The proposed fundraising included 45 lakh shares from loan conversion and 23.21 crore shares through a share swap.
The company formally announced the withdrawal of its application for the 236,637,112 equity shares, a capital raise that had previously received board and shareholder approval. Alka India cited 'alternative considerations' that require a reassessment of its fundraising strategy.
Alka India assured investors that its operational stability and growth prospects remain unaffected by this decision, aiming to ease immediate concerns.
Alka India Ltd primarily manufactures textile products, including synthetic yarn and fabrics, and also operates an apparel division. The preferential issue, initially greenlit by the board on February 27, 2026, and approved by shareholders on March 23, 2026, was intended to support working capital and general corporate needs.
Shareholders will not face dilution from this particular share issue. The company will now need to explore alternative avenues for its working capital and general corporate funding requirements, and share swap arrangements tied to the preferential issue are now cancelled.
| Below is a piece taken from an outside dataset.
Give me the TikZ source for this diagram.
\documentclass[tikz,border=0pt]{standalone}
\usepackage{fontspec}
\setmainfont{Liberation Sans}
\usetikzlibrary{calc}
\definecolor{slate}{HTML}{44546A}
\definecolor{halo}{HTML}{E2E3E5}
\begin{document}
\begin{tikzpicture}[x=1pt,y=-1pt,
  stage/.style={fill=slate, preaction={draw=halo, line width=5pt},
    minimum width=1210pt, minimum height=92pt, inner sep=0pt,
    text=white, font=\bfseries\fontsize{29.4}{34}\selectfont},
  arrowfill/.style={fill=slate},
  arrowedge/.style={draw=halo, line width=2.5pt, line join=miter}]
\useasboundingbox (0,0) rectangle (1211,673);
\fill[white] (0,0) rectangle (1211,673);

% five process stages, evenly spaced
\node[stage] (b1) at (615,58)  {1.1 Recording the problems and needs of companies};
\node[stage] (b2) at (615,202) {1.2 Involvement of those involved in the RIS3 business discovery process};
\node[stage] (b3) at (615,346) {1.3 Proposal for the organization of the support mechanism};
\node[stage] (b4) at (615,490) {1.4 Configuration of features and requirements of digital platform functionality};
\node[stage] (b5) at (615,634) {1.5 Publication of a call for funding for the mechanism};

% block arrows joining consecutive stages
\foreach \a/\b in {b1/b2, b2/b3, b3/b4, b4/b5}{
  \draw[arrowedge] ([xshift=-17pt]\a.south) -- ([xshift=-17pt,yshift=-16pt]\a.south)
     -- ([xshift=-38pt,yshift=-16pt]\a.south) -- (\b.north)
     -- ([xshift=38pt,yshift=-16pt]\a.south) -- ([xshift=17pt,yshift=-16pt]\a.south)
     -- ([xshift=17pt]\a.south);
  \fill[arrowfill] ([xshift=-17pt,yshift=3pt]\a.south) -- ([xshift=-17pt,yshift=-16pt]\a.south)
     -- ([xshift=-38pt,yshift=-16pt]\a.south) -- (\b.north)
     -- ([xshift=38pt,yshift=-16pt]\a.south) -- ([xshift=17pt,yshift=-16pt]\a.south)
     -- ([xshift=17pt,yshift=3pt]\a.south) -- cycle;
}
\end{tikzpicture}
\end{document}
The company's filing did not detail specific risks associated with this withdrawal. Alka India operates in the textile sector, a market segment shared by companies such as Banswara Syntex Ltd. While Alka India has withdrawn its planned fundraising, peers in the sector continue to manage their capital structures, with investors closely watching their fundraising and debt management activities.
Investors will be observing how Alka India plans to secure future funding and whether its growth plans remain on track.